Smart grids could actually move money into consumers’ pockets, too, according to Mike Gordon of NWEAC and CEO of Joule Assets Inc., an energy efficiency firm. Implementing smart-grid technology would allow power producers to give customers bonuses for cutting their usage during peak times that strain power plants in very expensive ways.
“That’s called demand response, and it’s a really solid business,” Gordon says. A consumer who is willing to cut down a kilowatt at any time on two hours’ notice—most likely through a smart-phone app—will earn about $30 in Westchester, he maintains. If consumers can cut back on 10 minutes’ notice, they will earn an extra $90 per year.
Gordon says the system would create an opportunity for Westchester residents to earn upwards of $20 million annually. Compare that figure with the $2 million cost to implement a smart grid across Westchester.

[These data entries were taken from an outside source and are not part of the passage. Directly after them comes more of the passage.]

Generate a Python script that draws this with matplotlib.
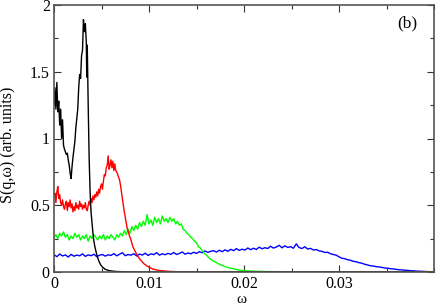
import matplotlib
matplotlib.use("Agg")
import matplotlib.pyplot as plt
from matplotlib.ticker import MultipleLocator, FixedLocator, FixedFormatter

# ---------------- data ----------------
black_x = [0.0, 0.0001, 0.0002, 0.0003, 0.0004, 0.0005, 0.0006, 0.0007, 0.0008, 0.0009,
           0.0010, 0.0011, 0.0012, 0.0013, 0.0014, 0.0015, 0.0016, 0.0017, 0.0018, 0.0019,
           0.0020, 0.0021, 0.0022, 0.0023, 0.0024, 0.0025, 0.0026, 0.0027, 0.0028, 0.0029,
           0.0030, 0.0031, 0.0032, 0.0033, 0.0034, 0.00345, 0.0035, 0.0036, 0.0037, 0.0038,
           0.0039, 0.0040, 0.0041, 0.0042, 0.0043, 0.0045, 0.0047, 0.0049, 0.0051, 0.0054,
           0.0058, 0.0065, 0.0075, 0.0090, 0.0110, 0.0400]
black_y = [1.25, 1.38, 1.22, 1.42, 1.20, 1.28, 1.10, 1.22, 1.00, 1.14,
           0.95, 0.92, 0.90, 0.88, 0.89, 0.84, 0.80, 0.74, 0.70, 0.79,
           0.86, 0.92, 0.98, 1.08, 1.15, 1.22, 1.38, 1.48, 1.45, 1.62,
           1.66, 1.89, 1.80, 1.86, 1.72, 1.46, 1.70, 1.25, 0.85, 0.60,
           0.45, 0.37, 0.29, 0.23, 0.19, 0.13, 0.085, 0.055, 0.037, 0.020,
           0.010, 0.004, 0.0015, 0.0005, 0.0, 0.0]

red_x = [0.0, 0.0001, 0.0002, 0.0003, 0.0004, 0.0005, 0.0006, 0.0007, 0.0008, 0.0009,
         0.0010, 0.0011, 0.0012, 0.0013, 0.0014, 0.0015, 0.0016, 0.0017, 0.0018, 0.0019,
         0.0020, 0.0021, 0.0022, 0.0023, 0.0024, 0.0025, 0.0026, 0.0027, 0.0028, 0.0029,
         0.0030, 0.0031, 0.0032, 0.0033, 0.0034, 0.0035, 0.0036, 0.0037, 0.0038, 0.0039,
         0.0040, 0.0041, 0.0042, 0.0043, 0.0044, 0.0045, 0.0046, 0.0047, 0.0048, 0.0049,
         0.0050, 0.0051, 0.0052, 0.0053, 0.0054, 0.0055, 0.0056, 0.0057, 0.0058, 0.0059,
         0.0060, 0.0061, 0.0062, 0.0063, 0.0064, 0.0065, 0.0066, 0.0067, 0.0068, 0.0069,
         0.0070, 0.0071, 0.0072, 0.0073, 0.0074, 0.0075,
         0.0077, 0.0079, 0.0081, 0.0083, 0.0085, 0.0088, 0.0091, 0.0095, 0.0099, 0.0104,
         0.0110, 0.0120, 0.0130, 0.0150, 0.0180, 0.0220, 0.0400]
red_y = [0.57, 0.59, 0.52, 0.60, 0.64, 0.55, 0.58, 0.52, 0.50, 0.54,
         0.49, 0.47, 0.51, 0.53, 0.46, 0.52, 0.49, 0.54, 0.48, 0.51,
         0.45, 0.49, 0.46, 0.52, 0.48, 0.50, 0.47, 0.53, 0.49, 0.51,
         0.47, 0.50, 0.48, 0.52, 0.47, 0.46, 0.50, 0.53, 0.50, 0.55,
         0.52, 0.57, 0.54, 0.58, 0.56, 0.60, 0.57, 0.62, 0.59, 0.64,
         0.66, 0.62, 0.68, 0.73, 0.72, 0.78, 0.80, 0.87, 0.77, 0.80,
         0.84, 0.78, 0.83, 0.76, 0.81, 0.76, 0.75, 0.73, 0.71, 0.69,
         0.65, 0.60, 0.55, 0.50, 0.45, 0.41,
         0.33, 0.28, 0.24, 0.19, 0.16, 0.12, 0.09, 0.06, 0.04, 0.022,
         0.012, 0.005, 0.002, 0.0007, 0.0002, 0.0, 0.0]

green_x = [0.0, 0.0002, 0.0004, 0.0006, 0.0008, 0.0010, 0.0012, 0.0014, 0.0016, 0.0018,
           0.0020, 0.0022, 0.0024, 0.0026, 0.0028, 0.0030, 0.0032, 0.0034, 0.0036, 0.0038,
           0.0040, 0.0042, 0.0044, 0.0046, 0.0048, 0.0050, 0.0052, 0.0054, 0.0056, 0.0058,
           0.0060, 0.0062, 0.0064, 0.0066, 0.0068, 0.0070, 0.0072, 0.0074, 0.0076, 0.0078,
           0.0080, 0.0082, 0.0084, 0.0086, 0.0088, 0.0090, 0.0092, 0.0094, 0.0096, 0.0098,
           0.0100, 0.0102, 0.0104, 0.0106, 0.0108, 0.0110, 0.0112, 0.0114, 0.0116, 0.0118,
           0.0120, 0.0122, 0.0124, 0.0126, 0.0128, 0.0130, 0.0132, 0.0134, 0.0136, 0.0138,
           0.0140, 0.0142, 0.0144, 0.0146, 0.0148, 0.0150, 0.0152, 0.0154, 0.0156, 0.0158,
           0.0160, 0.0162, 0.0164, 0.0166, 0.0168, 0.0170, 0.0173, 0.0176, 0.0180, 0.0185,
           0.0190, 0.0195, 0.0200, 0.0210, 0.0220, 0.0240, 0.0260, 0.0280, 0.0300, 0.0400]
green_y = [0.26, 0.28, 0.25, 0.29, 0.27, 0.30, 0.26, 0.28, 0.24, 0.27,
           0.25, 0.29, 0.26, 0.28, 0.24, 0.27, 0.25, 0.28, 0.23, 0.27,
           0.25, 0.28, 0.26, 0.24, 0.27, 0.25, 0.28, 0.24, 0.27, 0.25,
           0.28, 0.26, 0.24, 0.28, 0.26, 0.29, 0.27, 0.31, 0.28, 0.32,
           0.29, 0.34, 0.31, 0.35, 0.32, 0.37, 0.34, 0.38, 0.35, 0.43,
           0.36, 0.39, 0.35, 0.41, 0.37, 0.40, 0.36, 0.42, 0.38, 0.40,
           0.37, 0.41, 0.38, 0.40, 0.36, 0.38, 0.35, 0.36, 0.32, 0.31,
           0.29, 0.28, 0.26, 0.25, 0.23, 0.22, 0.19, 0.18, 0.16, 0.14,
           0.13, 0.115, 0.10, 0.09, 0.08, 0.075, 0.062, 0.052, 0.040, 0.030,
           0.022, 0.015, 0.010, 0.006, 0.004, 0.002, 0.001, 0.0004, 0.0001, 0.0]

blue_x = [0.0, 0.0003, 0.0006, 0.0009, 0.0012, 0.0015, 0.0018, 0.0021, 0.0024, 0.0027,
          0.0030, 0.0033, 0.0036, 0.0039, 0.0042, 0.0045, 0.0048, 0.0051, 0.0054, 0.0057,
          0.0060, 0.0063, 0.0066, 0.0069, 0.0072, 0.0075, 0.0078, 0.0081, 0.0084, 0.0087,
          0.0090, 0.0093, 0.0096, 0.0099, 0.0102, 0.0105, 0.0108, 0.0111, 0.0114, 0.0117,
          0.0120, 0.0123, 0.0126, 0.0129, 0.0132, 0.0135, 0.0138, 0.0141, 0.0144, 0.0147,
          0.0150, 0.0153, 0.0156, 0.0159, 0.0162, 0.0165, 0.0168, 0.0171, 0.0174, 0.0177,
          0.0180, 0.0183, 0.0186, 0.0189, 0.0192, 0.0195, 0.0198, 0.0201, 0.0204, 0.0207,
          0.0210, 0.0213, 0.0216, 0.0219, 0.0222, 0.0225, 0.0228, 0.0231, 0.0234, 0.0237,
          0.0240, 0.0243, 0.0246, 0.0249, 0.0252, 0.0255, 0.0258, 0.0261, 0.0264, 0.0267,
          0.0270, 0.0273, 0.0276, 0.0279, 0.0282, 0.0285, 0.0288, 0.0291, 0.0294, 0.0297,
          0.0300, 0.0303, 0.0306, 0.0309, 0.0312, 0.0315, 0.0318, 0.0321, 0.0324, 0.0327,
          0.0330, 0.0333, 0.0336, 0.0339, 0.0342, 0.0345, 0.0348, 0.0351, 0.0354, 0.0357,
          0.0360, 0.0363, 0.0366, 0.0369, 0.0372, 0.0375, 0.0378, 0.0381, 0.0384, 0.0387,
          0.0390, 0.0393, 0.0396, 0.0399]
blue_y = [0.130, 0.115, 0.135, 0.120, 0.128, 0.112, 0.132, 0.118, 0.127, 0.121,
          0.136, 0.117, 0.128, 0.122, 0.133, 0.115, 0.126, 0.131, 0.119, 0.129,
          0.124, 0.138, 0.121, 0.133, 0.145, 0.122, 0.131, 0.126, 0.137, 0.120,
          0.134, 0.127, 0.141, 0.124, 0.136, 0.130, 0.145, 0.126, 0.137, 0.129,
          0.140, 0.132, 0.146, 0.131, 0.139, 0.150, 0.133, 0.143, 0.136, 0.148,
          0.139, 0.152, 0.144, 0.158, 0.147, 0.155, 0.160, 0.149, 0.163, 0.152,
          0.166, 0.155, 0.170, 0.160, 0.175, 0.162, 0.171, 0.164, 0.180, 0.167,
          0.178, 0.169, 0.186, 0.174, 0.182, 0.176, 0.193, 0.179, 0.187, 0.200,
          0.181, 0.196, 0.184, 0.190, 0.178, 0.211, 0.183, 0.176, 0.189, 0.172,
          0.177, 0.165, 0.168, 0.158, 0.155, 0.146, 0.148, 0.137, 0.131, 0.126,
          0.114, 0.103, 0.100, 0.092, 0.088, 0.080, 0.077, 0.070, 0.066, 0.058,
          0.053, 0.047, 0.045, 0.040, 0.038, 0.035, 0.030, 0.029, 0.025, 0.023,
          0.020, 0.017, 0.016, 0.013, 0.012, 0.010, 0.009, 0.007, 0.006, 0.005,
          0.004, 0.003, 0.002, 0.002]

x_ticks = [0.0, 0.01, 0.02, 0.03]
x_ticklabels = ["0", "0.01", "0.02", "0.03"]
y_ticks = [0.0, 0.5, 1.0, 1.5, 2.0]
y_ticklabels = ["0", "0.5", "1", "1.5", "2"]

# ---------------- figure ----------------
plt.rcParams['font.family'] = ['Liberation Serif', 'DejaVu Serif']

fig = plt.figure(figsize=(4.36, 3.08), dpi=100)
ax = fig.add_axes([54/436, 36/308, 380/436, 267/308])

ax.plot(blue_x, blue_y, color='#0000ff', lw=1.0)
ax.plot(green_x, green_y, color='#00ff00', lw=1.0)
ax.plot(red_x, red_y, color='#ff0000', lw=1.0)
ax.plot(black_x, black_y, color='#000000', lw=1.0)

ax.set_xlim(0, 0.04)
ax.set_ylim(0, 2)
ax.xaxis.set_major_locator(FixedLocator(x_ticks))
ax.xaxis.set_major_formatter(FixedFormatter(x_ticklabels))
ax.yaxis.set_major_locator(FixedLocator(y_ticks))
ax.yaxis.set_major_formatter(FixedFormatter(y_ticklabels))
ax.xaxis.set_minor_locator(MultipleLocator(0.005))
ax.yaxis.set_minor_locator(MultipleLocator(0.25))

ax.tick_params(which='both', direction='in', top=True, right=True,
               labelsize=11.5, color='#333333', width=0.8)
ax.tick_params(which='major', length=5, pad=3)
ax.tick_params(which='minor', length=3)
for s in ax.spines.values():
    s.set_color('#555555')
    s.set_linewidth(1.2)

ax.set_xlabel('ω', fontsize=11, va='center')
ax.xaxis.set_label_coords(0.493, -0.104)
ax.set_ylabel('S(q,ω) (arb. units)', fontsize=11.5, va='center')
ax.yaxis.set_label_coords(-0.121, 0.476)
ax.text(0.955, 0.93, '(b)', transform=ax.transAxes, fontsize=12.5,
        ha='right', va='center')

fig.savefig('out.png', dpi=100)
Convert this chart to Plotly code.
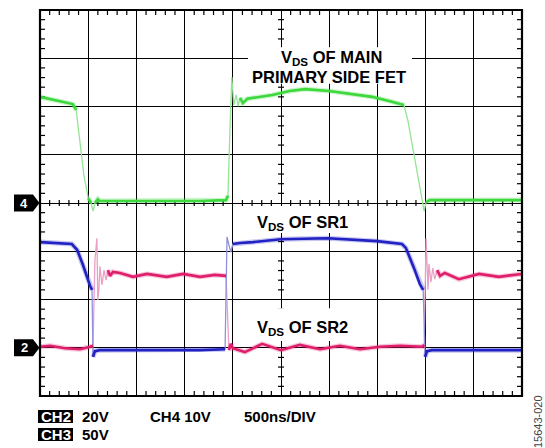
import plotly.graph_objects as go

# ---------------- data (time in ns, level in screen divisions) ----------------
green_t = [0, 160, 340, 375, 415, 455, 500, 530, 550, 570, 600, 620, 1140, 1660, 1930, 1950,
           1970, 1990, 2010, 2035, 2055, 2075, 2105, 2150, 2230, 2410, 2590, 2750, 3000, 3215,
           3445, 3630, 3775, 3815, 3870, 3920, 3965, 3985, 4005, 4045, 4460, 5000]
green_v = [6.20, 6.13, 6.05, 5.93, 5.31, 4.58, 4.10, 4.00, 3.83, 4.00, 4.08, 4.04, 4.04, 4.04, 4.06, 4.15,
           5.51, 6.61, 6.03, 6.24, 6.01, 6.18, 6.07, 6.16, 6.18, 6.24, 6.32, 6.36, 6.32, 6.26,
           6.20, 6.11, 6.03, 5.72, 5.10, 4.48, 4.06, 3.83, 4.02, 4.06, 4.06, 4.06]

blue_t = [0, 330, 385, 445, 520, 540, 550, 570, 620, 1140, 1660, 1920, 1940, 1960, 1980, 2000,
          2075, 2210, 2500, 2985, 3495, 3755, 3795, 3880, 3940, 3975, 3995, 4015, 4065, 4460, 5000]
blue_v = [3.19, 3.15, 3.03, 2.72, 2.28, 2.20, 0.81, 0.93, 0.95, 0.95, 0.95, 0.97, 3.30, 3.13, 2.98, 3.15,
          3.17, 3.19, 3.25, 3.27, 3.21, 3.15, 3.07, 2.65, 2.32, 2.20, 0.81, 0.93, 0.95, 0.95, 0.95]

mag_t = [0, 105, 260, 415, 520, 550, 570, 590, 600, 612, 622, 643, 664, 685, 705, 726, 757, 830,
         965, 1110, 1315, 1485, 1660, 1815, 1930, 1950, 1960, 1980, 2000, 2125, 2305, 2500, 2695,
         2905, 3110, 3320, 3525, 3735, 3965, 3985, 4005, 4025, 4035, 4055, 4075, 4095, 4120, 4150,
         4200, 4345, 4555, 4760, 5000]
mag_v = [1.02, 1.04, 0.99, 0.97, 1.02, 1.04, 2.82, 3.27, 1.99, 2.24, 2.69, 2.30, 2.61, 2.40, 2.61, 2.49, 2.57, 2.55,
         2.47, 2.53, 2.47, 2.53, 2.47, 2.51, 2.49, 1.16, 0.95, 1.08, 0.99, 0.91, 1.08, 0.95, 1.06,
         0.97, 1.04, 0.97, 1.02, 1.04, 1.02, 1.06, 3.27, 2.20, 2.74, 2.36, 2.65, 2.42, 2.61, 2.49,
         2.55, 2.42, 2.53, 2.47, 2.53]

channel_markers = [("4", 4.0), ("2", 1.0)]
labels = [("V<sub>DS</sub> OF MAIN", 3019, 7.00),
          ("PRIMARY SIDE FET", 2993, 6.61),
          ("V<sub>DS</sub> OF SR1", 2723, 3.58),
          ("V<sub>DS</sub> OF SR2", 2718, 1.41)]
label_boxes = [(2158, 3859, 6.47, 7.23), (2178, 3371, 3.38, 3.94), (2178, 3371, 1.14, 1.82)]
bottom_texts = [("20V", 80, 416.5), ("CH4 10V", 148, 416.5), ("500ns/DIV", 242, 416.5), ("50V", 80, 434.5)]
boxed_texts = [("CH2", 416.5), ("CH3", 434.5)]
figure_id = "15643-020"

T_MAX, N_XDIV, N_YDIV = 5000, 10, 8

# ---------------- layout geometry ----------------
W, H = 545, 448
ML, MR, MT, MB = 40, 23, 10, 52
PW, PH = W - ML - MR, H - MT - MB
PX_PER_NS = PW / T_MAX
PX_PER_DIV = PH / N_YDIV
FONT = "Liberation Sans, Arial, sans-serif"


def px(x):
    return (x - ML) / PW


def py(y):
    return (H - MB - y) / PH


def thick_parts(t, v):
    xs, ys = [], []
    for i in range(len(t) - 1):
        dx = (t[i + 1] - t[i]) * PX_PER_NS
        dy = abs(v[i + 1] - v[i]) * PX_PER_DIV
        if dy > 3.5 * dx:
            xs.append(None); ys.append(None)
        else:
            xs += [t[i], t[i + 1]]; ys += [v[i], v[i + 1]]
    return xs, ys


fig = go.Figure()
channels = [(green_t, green_v, "#3cd83c", "#95e495"),
            (mag_t, mag_v, "#e01f6c", "#eaa0c4"),
            (blue_t, blue_v, "#2222c4", "#9090dc")]
for t, v, col, light in channels:
    fig.add_trace(go.Scatter(x=t, y=v, mode="lines", line=dict(color=light, width=1.3),
                             hoverinfo="skip", showlegend=False))
for t, v, col, light in channels:
    xs, ys = thick_parts(t, v)
    fig.add_trace(go.Scatter(x=xs, y=ys, mode="lines", line=dict(color=col, width=5),
                             opacity=0.25, hoverinfo="skip", showlegend=False))
    fig.add_trace(go.Scatter(x=xs, y=ys, mode="lines", line=dict(color=col, width=2.6),
                             hoverinfo="skip", showlegend=False))

shapes = []
dx_minor = T_MAX / N_XDIV / 5
# ticks along top / bottom borders and center horizontal line
for k in range(1, N_XDIV * 5):
    if k % 5 == 0:
        continue
    x = k * dx_minor
    shapes.append(dict(type="line", xref="x", yref="y", ysizemode="pixel", yanchor=N_YDIV,
                       x0=x, x1=x, y0=-5, y1=0, line=dict(color="black", width=1.2), layer="between"))
    shapes.append(dict(type="line", xref="x", yref="y", ysizemode="pixel", yanchor=0,
                       x0=x, x1=x, y0=0, y1=5, line=dict(color="black", width=1.2), layer="between"))
    shapes.append(dict(type="line", xref="x", yref="y", ysizemode="pixel", yanchor=N_YDIV / 2,
                       x0=x, x1=x, y0=-3, y1=3, line=dict(color="black", width=1.2), layer="between"))
for k in range(1, N_YDIV * 5):
    if k % 5 == 0:
        continue
    y = k * 0.2
    shapes.append(dict(type="line", xref="x", yref="y", xsizemode="pixel", xanchor=0,
                       x0=0, x1=5, y0=y, y1=y, line=dict(color="black", width=1.2), layer="between"))
    shapes.append(dict(type="line", xref="x", yref="y", xsizemode="pixel", xanchor=T_MAX,
                       x0=-5, x1=0, y0=y, y1=y, line=dict(color="black", width=1.2), layer="between"))
    shapes.append(dict(type="line", xref="x", yref="y", xsizemode="pixel", xanchor=T_MAX / 2,
                       x0=-3, x1=3, y0=y, y1=y, line=dict(color="black", width=1.2), layer="between"))
# white boxes behind labels
for x0, x1, y0, y1 in label_boxes:
    shapes.append(dict(type="rect", xref="x", yref="y", x0=x0, x1=x1, y0=y0, y1=y1,
                       fillcolor="white", line=dict(width=0), layer="between"))
# border
shapes.append(dict(type="rect", xref="paper", yref="paper", x0=0, x1=1, y0=0, y1=1,
                   line=dict(color="black", width=2.2), layer="above"))

annotations = []
# channel markers
for name, lvl in channel_markers:
    yc = H - MB - lvl * PX_PER_DIV
    path = "M {} {} L {} {} L {} {} L {} {} L {} {} Z".format(
        px(14), py(yc - 8.5), px(33), py(yc - 8.5), px(39.5), py(yc), px(33), py(yc + 8.5),
        px(14), py(yc + 8.5))
    shapes.append(dict(type="path", xref="paper", yref="paper", path=path,
                       fillcolor="black", line=dict(width=0), layer="below"))
    annotations.append(dict(text="<b>%s</b>" % name, x=px(24), y=py(yc), xref="paper", yref="paper",
                            showarrow=False, xanchor="center", yanchor="middle",
                            font=dict(color="#ffffff", size=13, family=FONT)))
# labels
for txt, x, y in labels:
    annotations.append(dict(text="<b>%s</b>" % txt, x=x, y=y, xref="x", yref="y", showarrow=False,
                            xanchor="center", yanchor="middle",
                            font=dict(color="black", size=16.5, family=FONT)))
# bottom texts
for txt, x, y in bottom_texts:
    annotations.append(dict(text="<b>%s</b>" % txt, x=px(x), y=py(y), xref="paper", yref="paper",
                            showarrow=False, xanchor="left", yanchor="middle",
                            font=dict(color="black", size=15, family=FONT)))
for txt, y in boxed_texts:
    shapes.append(dict(type="rect", xref="paper", yref="paper", x0=px(38), x1=px(73),
                       y0=py(y + 6.5), y1=py(y - 6.5), fillcolor="black", line=dict(width=0)))
    annotations.append(dict(text="<b>%s</b>" % txt, x=px(55.5), y=py(y), xref="paper", yref="paper",
                            showarrow=False, xanchor="center", yanchor="middle",
                            font=dict(color="white", size=15, family=FONT)))
annotations.append(dict(text=figure_id, x=px(538), y=py(422), xref="paper", yref="paper",
                        showarrow=False, textangle=-90, xanchor="center", yanchor="middle",
                        font=dict(color="#444444", size=11, family=FONT)))

fig.update_layout(
    width=W, height=H, margin=dict(l=ML, r=MR, t=MT, b=MB),
    paper_bgcolor="white", plot_bgcolor="white",
    shapes=shapes, annotations=annotations, showlegend=False,
    xaxis=dict(range=[0, T_MAX], dtick=T_MAX / N_XDIV, tick0=0, showgrid=True, gridcolor="black",
               gridwidth=1.3, showticklabels=False, zeroline=False, showline=False, ticks="",
               fixedrange=True),
    yaxis=dict(range=[0, N_YDIV], dtick=1, tick0=0, showgrid=True, gridcolor="black",
               gridwidth=1.3, showticklabels=False, zeroline=False, showline=False, ticks="",
               fixedrange=True),
)

fig.write_html("out.html", config={"displayModeBar": False},
               post_script="document.body.style.margin='0';document.body.style.overflow='hidden';")
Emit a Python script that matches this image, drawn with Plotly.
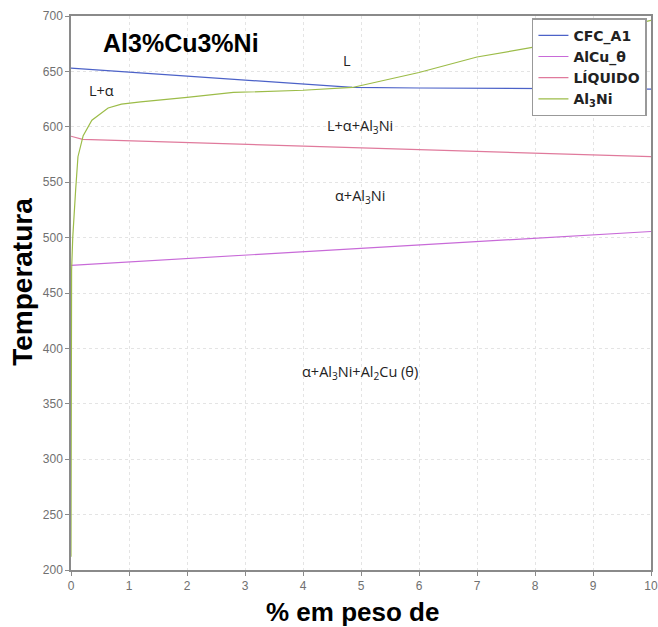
import plotly.graph_objects as go

# CFC_A1 (blue)
cfc_x = [0, 1, 2, 3, 4, 4.85, 6, 7, 8, 9, 10]
cfc_y = [653, 649.5, 646, 642.5, 639, 635.5, 635, 634.8, 634.5, 634.3, 634]
# AlCu_theta (purple)
alcu_x = [0, 10]
alcu_y = [475, 505.5]
# LIQUIDO (pink)
liq_x = [0, 0.2, 10]
liq_y = [591.5, 588.7, 573]
# Al3Ni (green)
al3ni_x = [0, 0.01, 0.03, 0.05, 0.08, 0.12, 0.21, 0.36, 0.64, 0.87, 1.2, 2.0, 2.8, 4.0, 4.85, 6.0, 7.0, 8.1, 9.0, 10]
al3ni_y = [212, 470, 500, 520, 543, 573, 592, 606, 617, 620.5, 622.5, 626.5, 631, 633, 635.5, 649, 663, 673, 684, 696]

x_ticks = [0, 1, 2, 3, 4, 5, 6, 7, 8, 9, 10]
y_ticks = [200, 250, 300, 350, 400, 450, 500, 550, 600, 650, 700]

# region labels
lab_x = [4.76, 0.53, 4.98, 4.98, 4.98]
lab_y = [660, 633, 600, 537, 378]
lab_t = ["L", "L+α", "L+α+Al<sub>3</sub>Ni", "α+Al<sub>3</sub>Ni", "α+Al<sub>3</sub>Ni+Al<sub>2</sub>Cu (θ)"]

FONT = "Liberation Sans, Arial, sans-serif"

fig = go.Figure()
fig.add_trace(go.Scatter(x=cfc_x, y=cfc_y, mode="lines", name="CFC_A1",
                         line=dict(color="#4c62c8", width=1.2)))
fig.add_trace(go.Scatter(x=alcu_x, y=alcu_y, mode="lines", name="AlCu_θ",
                         line=dict(color="#c86ad8", width=1.2)))
fig.add_trace(go.Scatter(x=liq_x, y=liq_y, mode="lines", name="LÍQUIDO",
                         line=dict(color="#e07a9c", width=1.2)))
fig.add_trace(go.Scatter(x=al3ni_x, y=al3ni_y, mode="lines", name="Al<sub>3</sub>Ni",
                         line=dict(color="#9cbc48", width=1.2)))

for x, y, t in zip(lab_x, lab_y, lab_t):
    fig.add_annotation(x=x, y=y, text=t, showarrow=False, xref="x", yref="y",
                       font=dict(family="Open Sans, sans-serif", size=14.5, color="#222"))

fig.add_annotation(x=0.052, y=0.951, xref="paper", yref="paper", xanchor="left", yanchor="middle",
                   text="<b>Al3%Cu3%Ni</b>", showarrow=False,
                   font=dict(family=FONT, size=25, color="#000"))
fig.add_annotation(x=-0.083, y=0.52, xref="paper", yref="paper", textangle=-90,
                   xanchor="center", yanchor="middle",
                   text="<b>Temperatura</b>", showarrow=False,
                   font=dict(family=FONT, size=28, color="#000"))
fig.add_annotation(x=0.486, y=-0.075, xref="paper", yref="paper", yanchor="middle",
                   text="<b>% em peso de</b>", showarrow=False,
                   font=dict(family=FONT, size=26, color="#000"))

axis_common = dict(showline=True, linecolor="#8a8a8a", linewidth=1.5, mirror=True,
                   ticks="outside", ticklen=4, tickcolor="#8a8a8a",
                   showgrid=True, gridcolor="#e4e4e4", griddash="dot", gridwidth=1,
                   zeroline=False, automargin=False,
                   tickfont=dict(family=FONT, size=12, color="#707070"))

fig.update_layout(
    width=658, height=627,
    margin=dict(l=71, r=7, t=16, b=57, autoexpand=False),
    plot_bgcolor="white", paper_bgcolor="white",
    xaxis=dict(range=[0, 10], tickvals=x_ticks, **axis_common),
    yaxis=dict(range=[200, 700], tickvals=y_ticks, **axis_common),
    legend=dict(x=0.993, y=0.996, xanchor="right", yanchor="top",
                bgcolor="white", bordercolor="#999", borderwidth=1.5,
                font=dict(family="DejaVu Sans, sans-serif", size=14, color="#222", weight="bold"),
                tracegroupgap=0, itemwidth=30),
    showlegend=True,
)

fig.write_html("out.html",
               config={"displayModeBar": False},
               post_script="document.body.style.margin='0';document.body.style.padding='0';"
                           "document.documentElement.style.overflow='hidden';")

The NWEAC has already received permission from ConEd to build a pilot meter for one of their distribution lines in Peekskill but is currently waiting on funding to build the meter, which would cost $60,000 to install. “If we got the funding for the pilot, it could be up and running in twelve to eighteen months,” Wiegman says.He adds that, alternately, if ConEd were to give the consortium permission to attach meters (which the NWEAC would buy independently at market price) to their distribution sites/transformers, the equipment could be installed “overnight” for less than half the projected current price of $60,000. However, he says, ConEd “doesn’t want to hear it.”